Speak for yourself.  I have plenty of bandwidth on my cable modem, but 
precious little hard drive space.  One of the major factors that attracts me 
to bsd over other free OSes is the fact that it will still run (quite well, 
in fact) on older systems.  I have a 486 motherboard sitting around, and a 
325 MB hard drive, and I can install BSD on it, and have a router/mail server 
that performs fairly well....even linux won't run on less than a pentium 
anymore; I can't get any of the 'major' distros to even install on my P1/MMX 
laptop with 32MB RAM, yet bsd installed without a hitch. 

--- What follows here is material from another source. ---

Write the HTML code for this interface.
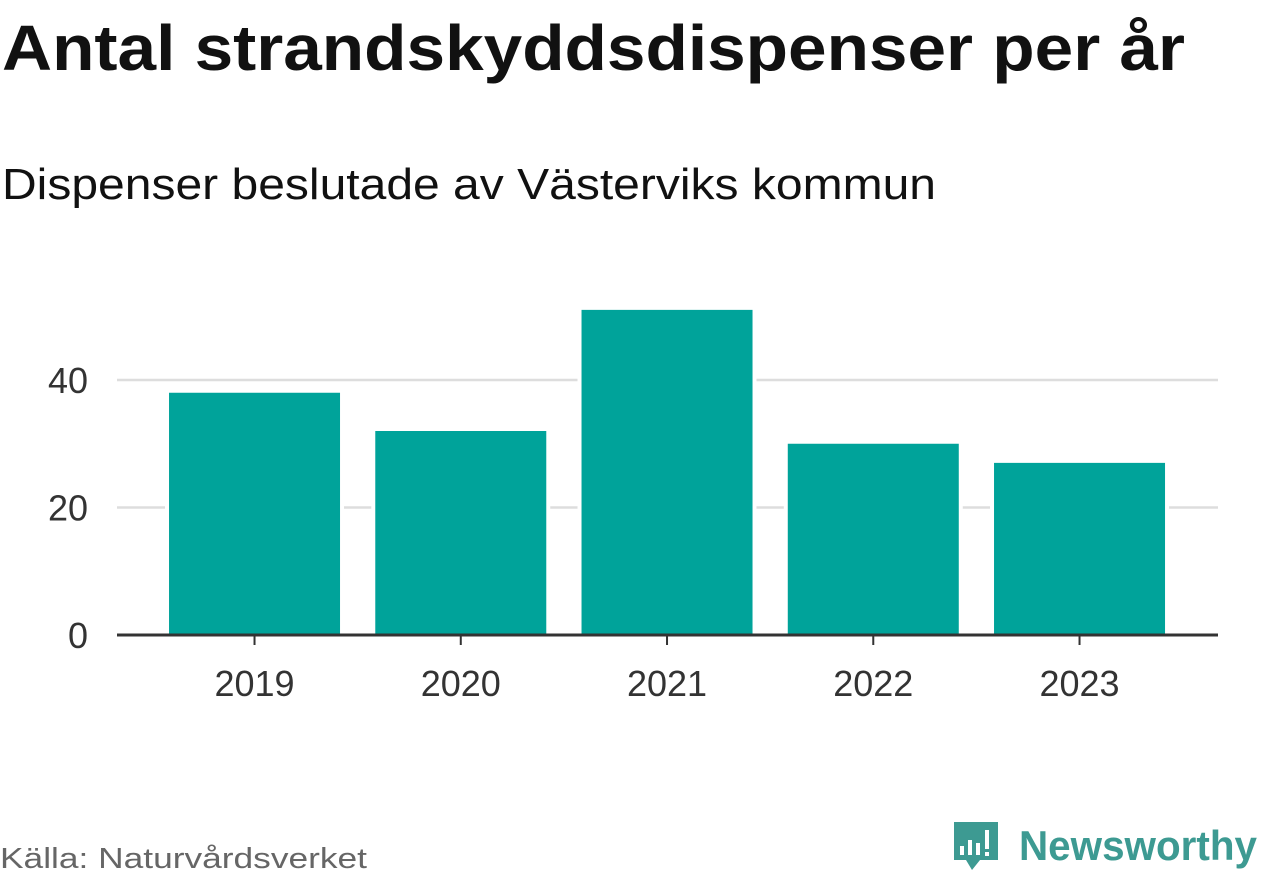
<!DOCTYPE html>
<html><head><meta charset="utf-8"><style>
html,body{margin:0;padding:0;background:#fff;width:1262px;height:879px;overflow:hidden}
svg{display:block;font-family:"Liberation Sans","DejaVu Sans",sans-serif}
</style></head><body>
<svg id="c" width="1262" height="879">
<text x="2" y="70" font-size="64" font-weight="bold" fill="#111" textLength="1183" lengthAdjust="spacingAndGlyphs">Antal strandskyddsdispenser per år</text>
<text x="2" y="199" font-size="44" fill="#111" textLength="934" lengthAdjust="spacingAndGlyphs">Dispenser beslutade av Västerviks kommun</text>
<g id="grid"></g><g id="bars"></g><g id="axes"></g>
<text x="0" y="868" font-size="29" fill="#666" textLength="367" lengthAdjust="spacingAndGlyphs">Källa: Naturvårdsverket</text>
<g>
<path d="M954 822 h44 v38 h-18 l-8 10 l-6 -10 h-12 z" fill="#3d9a92"/>
<rect x="960" y="846" width="4" height="9" fill="#fff"/><rect x="968" y="840" width="4" height="15" fill="#fff"/><rect x="976" y="843" width="4" height="12" fill="#fff"/><rect x="985" y="830" width="4" height="19" fill="#fff"/><rect x="985" y="852" width="4" height="4" fill="#fff"/>
<text x="1019" y="860" font-size="42" font-weight="bold" fill="#3d9a92" textLength="238" lengthAdjust="spacingAndGlyphs">Newsworthy</text>
</g>
</svg>
<script>
const categories=["2019","2020","2021","2022","2023"];
const values=[38,32,51,30,27];
const yTicks=[0,20,40];
const NS="http://www.w3.org/2000/svg";
const y0=635,pxPerUnit=6.375,xStart=151.4,step=206.25,bw=171;
function y(v){return y0-v*pxPerUnit;}
function xc(i){return xStart+step*(i+0.5);}
function mk(tag,attrs,parent){const e=document.createElementNS(NS,tag);for(const k in attrs)e.setAttribute(k,attrs[k]);document.getElementById(parent).appendChild(e);return e;}
yTicks.forEach(t=>{
  if(t>0){const g=mk("line",{x1:117,x2:1218,y1:y(t),y2:y(t),stroke:"#ddd","stroke-width":2.5},"grid");
  
  }
  const l=mk("text",{x:88,y:y(t)+13,"font-size":36,fill:"#333","text-anchor":"end"},"axes");
  l.textContent=t;
  
  
});
values.forEach((v,i)=>{
  const r=mk("rect",{x:xc(i)-bw/2,y:y(v),width:bw,height:y0-y(v),fill:"#00a39a",stroke:"#fff","stroke-width":8,"paint-order":"stroke"},"bars");
  
  
  const tk=mk("line",{x1:xc(i),x2:xc(i),y1:y0,y2:y0+10,stroke:"#333","stroke-width":2},"axes");
  
  
  const t=mk("text",{x:xc(i),y:696,"font-size":36,fill:"#333","text-anchor":"middle"},"axes");
  t.textContent=categories[i];
  
  
});
const ax=mk("line",{x1:117,x2:1218,y1:y0,y2:y0,stroke:"#333","stroke-width":3},"axes");


</script>
</body></html>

> Besides, if we are using variant symlinks to allow software to be built
> using particular versions of a compiler|interpreter|library, wouldn't that
> end up bringing in multiple versions of software anyway?
>
yes, but not two versions of the same package, as your solution appears to 
advocate.

>
> That was my concept; keep the system-required utilities separate so that
> users and porters cannot access them, and instead they track only the
> appropriate port for the system.  This doesn't prevent the use of variant
> symlinks for different versions of software on the system.
>


I think the crux of our difference of opinion is right here:  in my vision, if 
gcc is removed from the base system, it would be becuase there is no need for 
it in the base system.  As it happens, there is really very little *need* for 
any compiler at all, unless you want to make a customized kernel.  Granted, 
you will see performance improvements by doing a custom kernel, sometimes 
pretty significant, but the choice should be mine.  Also, I don't consider 
myself a license nazi, but IMHO as much as possible, we should remove gpl'ed 
stuff from the base system.  I have nothing against installing gpl software 
on one's own computer ( i have a lot of it on mine) but I think we as 
end-users should ultimately be allowed to make that decsion on our own.  I 
know it goes against the grain to think about a "real" or unix-like OS 
shippig without a compiler, but at the same time, I know that there is no 
need to have a compiler built in to the base system.